Microsoft president Brad Smith has concluded his time in Europe in Brussels, after visiting Germany, Denmark, Poland and the UK.
Throughout the week, Brad reinforced Microsoft’s position on trust and security, following his previous call for a Digital Geneva Convention, with the aim of governing states’ behaviour in the digital age and protecting civilians from nation state cyberattacks.
Engaging with businesses, academia, governments and media in each country, Brad highlighted the positive business and societal impact of the current wave of technological innovation, while acknowledging the need for collaboration to make sure the benefits are broadly shared – with Microsoft’s commitment to privacy, security and building trust in technology, taking centre stage.
Brad’s engagement on Saturday was to give a live-streamed keynote address at The German Marshall Fund’s Brussels Forum.
On the day the European Union celebrated its 60th anniversary, Brad spoke of the need for a Digital Geneva Convention, outlining the dangers associated with the ‘cyberspace battlefield’, and how technology companies like Microsoft are on the front lines to help fight against nation state attacks.
He went on to reiterate how Microsoft has made it clear that it will not aid any government or organisation in attacking any customers in any country, and that the company will aid and protect customers regardless of their nationality:
“Only if we can bring governments together to put in cyberspace the kinds of rules that have existed for every other form of warfare, will we do what it takes.
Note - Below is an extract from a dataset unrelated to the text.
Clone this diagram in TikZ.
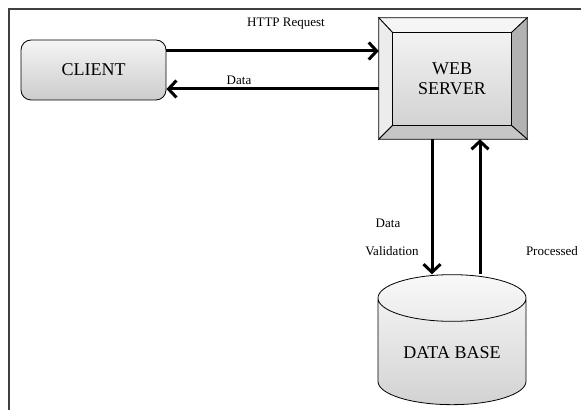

We won’t create a perfect world – there is no such thing on this planet – but that is the only way that we will fundamentally make the progress we need to make to ensure that security, privacy and safety truly flourish in this new digital world.”
Earlier in the week, Brad delivered a keynote address at Princeton University’s prestigious Fung Forum in Berlin.
Addressing the conference theme of, “Can Liberty Survive the Digital Age”, Brad highlighted the fact that liberty depends on privacy, making the case that privacy depends both on transparency of government access to private information, and on the ability to keep private information secure.
Brad argued that without transparency and security there can be no privacy, and without privacy there can be no liberty. He also talked about the steps Microsoft was talking in each of these areas including the opening of new Microsoft datacentres in the UK and Germany – the latter of which has spearheaded data privacy development with a first-of-a-kind model which ensures that data never leaves the control of a Germany-based data trustee.
He also highlighted the company’s privacy principles, which are grounded in the understanding that data Microsoft manages on behalf of customers remains their data, just as the money they deposit in a bank remains theirs.
Microsoft’s significant investment in advanced security technologies was also highlighted, as were additional details on his earlier call for a Digital Geneva Convention.